DESCRIPTION OF THE TASK
Reproduce the material below line by line, beginning with its first line and ending with the line that contains "const yStep = 100;"; leave out pictures.

DATASET CONTENT
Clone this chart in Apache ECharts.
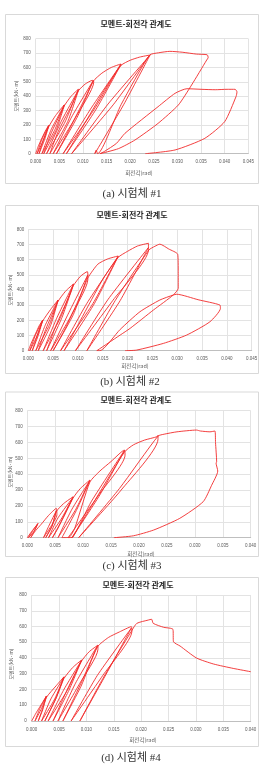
<!DOCTYPE html>
<html><head><meta charset="utf-8">
<script src="https://cdn.jsdelivr.net/npm/echarts@6/dist/echarts.min.js"></script>
<style>html,body{margin:0;padding:0;background:#fff}#c{width:277px;height:766px}</style>
</head><body><div id="c"></div>
<script>
// ---- text ----
const chartTitle = '모멘트-회전각 관계도';
const xAxisName = '회전각(rad)';
const yAxisName = '모멘트(kN·m)';
const captions = ['(a) 시험체 #1', '(b) 시험체 #2', '(c) 시험체 #3', '(d) 시험체 #4'];

// ---- axes (rad, kN·m) ----
const xMaxes = [0.045, 0.045, 0.040, 0.040];
const xStep = 0.005;
const yMax = 800;
const yStep = 100;

// ---- data: [rotation (rad), moment (kN·m)] in loading order ----
const specimen1 = [
  [0,0],[0.0005,48],[0.0012,100],[0.002,155],[0.0027,195],
  [0.0017,100],[0.0003,0],[0.0013,100],[0.0028,197],[0.0019,100],[0.0007,0],
  [0.0016,95],[0.0028,190],[0.0042,265],[0.006,339],
  [0.0041,170],[0.0013,0],[0.0033,170],[0.0061,340],[0.0044,170],[0.0017,0],
  [0.0031,130],[0.006,330],[0.0075,400],[0.009,448],
  [0.0062,220],[0.0023,0],[0.0054,225],[0.0091,447],[0.0068,225],[0.003,0],
  [0.0047,150],[0.0075,330],[0.0091,440],[0.0105,485],[0.012,510],[0.0123,500],
  [0.0084,250],[0.0037,0],[0.0076,255],[0.0122,510],[0.0088,255],[0.0044,0],
  [0.0068,150],[0.0105,390],[0.0122,505],[0.014,560],[0.016,600],[0.018,624],
  [0.0124,310],[0.0058,0],[0.0116,310],[0.0181,624],[0.0128,310],[0.0065,0],
  [0.0098,180],[0.0145,440],[0.0181,615],[0.020,650],[0.022,672],[0.0241,686],
  [0.0164,340],[0.0076,0],[0.0153,345],[0.0242,686],[0.0186,340],[0.0125,0],
  [0.0128,25],[0.0131,0],
  [0.0181,343],[0.0241,686],[0.026,702],[0.0284,712],[0.031,706],[0.034,693],[0.0363,688],[0.0365,668],[0.0362,652],
  [0.033,478],[0.0302,339],[0.0259,211],[0.021,95],[0.0175,35],[0.0136,0],
  [0.0145,15],[0.0171,72],[0.0189,142],[0.0259,327],[0.0295,420],[0.032,452],[0.035,448],[0.038,445],[0.0405,448],[0.0422,448],[0.0426,430],[0.0424,397],
  [0.040,223],[0.0358,107],[0.0295,26],[0.0232,0]
];
const specimen2 = [
  [0,0],[0.0006,50],[0.0015,115],[0.0022,165],[0.0029,202],
  [0.0018,100],[0.0003,0],[0.0014,100],[0.0029,200],[0.002,100],[0.0008,0],
  [0.0019,110],[0.0029,195],[0.0045,272],[0.006,334],
  [0.0042,167],[0.0015,0],[0.0034,167],[0.006,333],[0.0045,167],[0.002,0],
  [0.0035,140],[0.006,325],[0.0075,392],[0.0091,440],
  [0.0065,220],[0.003,0],[0.0058,220],[0.0091,438],[0.0068,220],[0.0037,0],
  [0.0055,160],[0.0085,380],[0.0091,430],[0.0105,490],[0.0119,521],[0.012,500],[0.012,470],
  [0.0087,235],[0.0045,0],[0.008,240],[0.012,500],[0.0091,240],[0.005,0],
  [0.0075,150],[0.011,400],[0.012,480],[0.014,570],[0.016,605],[0.0181,624],
  [0.013,310],[0.0065,0],[0.0118,312],[0.0181,622],[0.0133,310],[0.0072,0],
  [0.0105,200],[0.015,470],[0.0181,615],[0.020,655],[0.022,690],[0.0242,708],[0.0242,664],
  [0.017,330],[0.0095,0],[0.016,335],[0.0242,680],[0.0185,330],[0.0118,0],
  [0.0175,330],[0.0243,664],[0.0255,688],[0.0265,702],[0.0283,670],[0.0301,635],[0.0302,520],[0.0302,411],[0.0292,367],
  [0.0252,268],[0.0205,147],[0.0185,103],[0.0138,0],
  [0.0144,0],[0.0185,140],[0.0225,257],[0.0265,334],[0.0292,367],[0.0299,372],[0.0342,336],[0.0386,301],[0.0387,279],
  [0.0366,191],[0.0319,103],[0.0272,48],[0.0218,4],[0.0195,0]
];
const specimen3 = [
  [0,0],[0.0008,40],[0.0019,88],[0.0012,40],[0.0002,0],[0.001,45],[0.0019,90],[0.0013,45],[0.0006,0],
  [0.0015,45],[0.0025,85],[0.0038,140],[0.0052,185],[0.0053,143],
  [0.0042,70],[0.0029,0],[0.0038,70],[0.0052,170],[0.0044,70],[0.0033,0],
  [0.0045,80],[0.0052,165],[0.0065,215],[0.0082,258],
  [0.0062,125],[0.0038,0],[0.0055,125],[0.0082,255],[0.0064,125],[0.0045,0],
  [0.0055,60],[0.0082,250],[0.0095,310],[0.0112,363],
  [0.0087,180],[0.0055,0],[0.008,180],[0.0112,360],[0.0089,180],[0.0062,0],
  [0.0075,3],[0.0085,60],[0.0112,350],[0.013,420],[0.015,480],[0.0174,552],[0.0175,520],
  [0.0128,270],[0.0073,0],[0.0082,5],[0.0115,230],[0.0174,550],[0.013,270],[0.008,0],
  [0.0115,200],[0.0174,540],[0.019,585],[0.021,615],[0.0232,636],[0.0234,645],[0.0234,620],
  [0.0168,300],[0.0092,0],[0.0165,310],[0.0234,640],[0.0245,652],[0.0268,667],[0.0303,678],[0.031,672],[0.0327,667],[0.0336,672],
  [0.0337,600],[0.0339,478],[0.0338,470],[0.0341,420],
  [0.033,330],[0.0315,227],[0.0273,122],[0.0226,48],[0.019,12],[0.0155,0]
];
const specimen4 = [
  [0,0],[0.0007,45],[0.0014,85],[0.0021,125],[0.0027,159],
  [0.0018,80],[0.0006,0],[0.0015,80],[0.0027,158],[0.002,80],[0.0012,0],
  [0.002,70],[0.0027,150],[0.0045,225],[0.0059,281],
  [0.0042,140],[0.0018,0],[0.0035,140],[0.0059,279],[0.0044,140],[0.0024,0],
  [0.0045,150],[0.0059,270],[0.0075,340],[0.0091,387],
  [0.0065,195],[0.003,0],[0.0058,195],[0.0091,385],[0.0068,195],[0.0039,0],
  [0.0065,200],[0.0091,380],[0.0105,440],[0.0121,482],[0.0121,455],
  [0.0088,240],[0.0048,0],[0.008,240],[0.012,478],[0.009,240],[0.0057,0],
  [0.009,220],[0.012,470],[0.014,530],[0.016,565],[0.0182,599],[0.0183,570],
  [0.013,290],[0.0072,0],[0.012,290],[0.0182,590],[0.0134,285],[0.0088,0],
  [0.013,270],[0.0183,575],[0.0192,620],[0.0213,641],[0.0219,646],[0.0222,620],[0.0241,595],[0.0253,589],[0.0258,582],
  [0.0259,503],[0.0271,476],[0.0301,400],[0.0332,362],[0.0368,334],[0.040,313]
];
const specimens = [specimen1, specimen2, specimen3, specimen4];

// ---- layout (pixels) ----
const layouts = [
  {box:[5,14,253,169], grid:[35.7,38.7,212.6,115], titleX:136, titleY:24, xNameX:139, xNameY:173, yNameX:16, yNameY:96, capX:132, capY:194, yLabMargin:5},
  {box:[5,205,253,168], grid:[28.3,229.3,223.4,121.4], titleX:132, titleY:215, xNameX:135, xNameY:366, yNameX:10, yNameY:290, capX:130, capY:382, yLabMargin:4},
  {box:[5,391.5,253,164.5], grid:[27.3,410.7,223.4,127], titleX:136, titleY:399.5, xNameX:141, xNameY:554, yNameX:10, yNameY:472, capX:132, capY:566, yLabMargin:4.5},
  {box:[5,577,253,169], grid:[31.7,595,219,126], titleX:138, titleY:585, xNameX:143, xNameY:740, yNameX:11, yNameY:664, capX:131, capY:758, yLabMargin:5}
];

const grids = [], xAxes = [], yAxes = [], series = [], graphics = [];
layouts.forEach((L, i) => {
  grids.push({left:L.grid[0], top:L.grid[1], width:L.grid[2], height:L.grid[3], containLabel:false});
  xAxes.push({
    type:'value', gridIndex:i, min:0, max:xMaxes[i], interval:xStep,
    axisLine:{show:true, lineStyle:{color:'#bfbfbf', width:1}},
    axisTick:{show:false},
    splitLine:{show:true, lineStyle:{color:'#e3e3e3', width:1}},
    axisLabel:{fontSize:4.5, color:'#595959', margin:6, fontFamily:'Liberation Sans', formatter:v => v.toFixed(3)}
  });
  yAxes.push({
    type:'value', gridIndex:i, min:0, max:yMax, interval:yStep,
    axisLine:{show:false}, axisTick:{show:false},
    splitLine:{show:true, lineStyle:{color:'#e3e3e3', width:1}},
    axisLabel:{fontSize:4.5, color:'#595959', margin:L.yLabMargin, fontFamily:'Liberation Sans'}
  });
  series.push({
    type:'line', xAxisIndex:i, yAxisIndex:i, data:specimens[i],
    showSymbol:false, symbol:'none', smooth:0.2,
    lineStyle:{color:'#f22a2a', width:0.9}, animation:false
  });
  graphics.push({type:'rect', shape:{x:L.box[0]+0.5, y:L.box[1]+0.5, width:L.box[2], height:L.box[3]}, style:{fill:null, stroke:'#d9d9d9', lineWidth:1}, z:-1});
  graphics.push({type:'text', x:L.titleX, y:L.titleY, style:{text:chartTitle, fontSize:8, fontWeight:'bold', fontFamily:'Noto Sans CJK KR', fill:'#262626', align:'center', verticalAlign:'middle'}});
  graphics.push({type:'text', x:L.xNameX, y:L.xNameY, style:{text:xAxisName, fontSize:5.5, fontFamily:'Noto Sans CJK KR', fill:'#595959', align:'center', verticalAlign:'middle'}});
  graphics.push({type:'text', x:L.yNameX, y:L.yNameY, rotation:Math.PI/2, style:{text:yAxisName, fontSize:5, fontFamily:'Noto Sans CJK KR', fill:'#595959', align:'center', verticalAlign:'middle'}});
  graphics.push({type:'text', x:L.capX, y:L.capY, style:{text:captions[i], fontSize:11, fontFamily:'Liberation Serif, Noto Sans CJK KR', fill:'#333333', align:'center', verticalAlign:'middle'}});
});

const chart = echarts.init(document.getElementById('c'), null, {renderer:'canvas'});
chart.setOption({
  backgroundColor:'#ffffff',
  animation:false,
  grid:grids, xAxis:xAxes, yAxis:yAxes, series:series,
  graphic:{elements:graphics}
});
</script>
</body></html>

FINISHED ANSWER
Clone this chart in Apache ECharts.
<!DOCTYPE html>
<html><head><meta charset="utf-8">
<script src="https://cdn.jsdelivr.net/npm/echarts@6/dist/echarts.min.js"></script>
<style>html,body{margin:0;padding:0;background:#fff}#c{width:277px;height:766px}</style>
</head><body><div id="c"></div>
<script>
// ---- text ----
const chartTitle = '모멘트-회전각 관계도';
const xAxisName = '회전각(rad)';
const yAxisName = '모멘트(kN·m)';
const captions = ['(a) 시험체 #1', '(b) 시험체 #2', '(c) 시험체 #3', '(d) 시험체 #4'];

// ---- axes (rad, kN·m) ----
const xMaxes = [0.045, 0.045, 0.040, 0.040];
const xStep = 0.005;
const yMax = 800;
const yStep = 100;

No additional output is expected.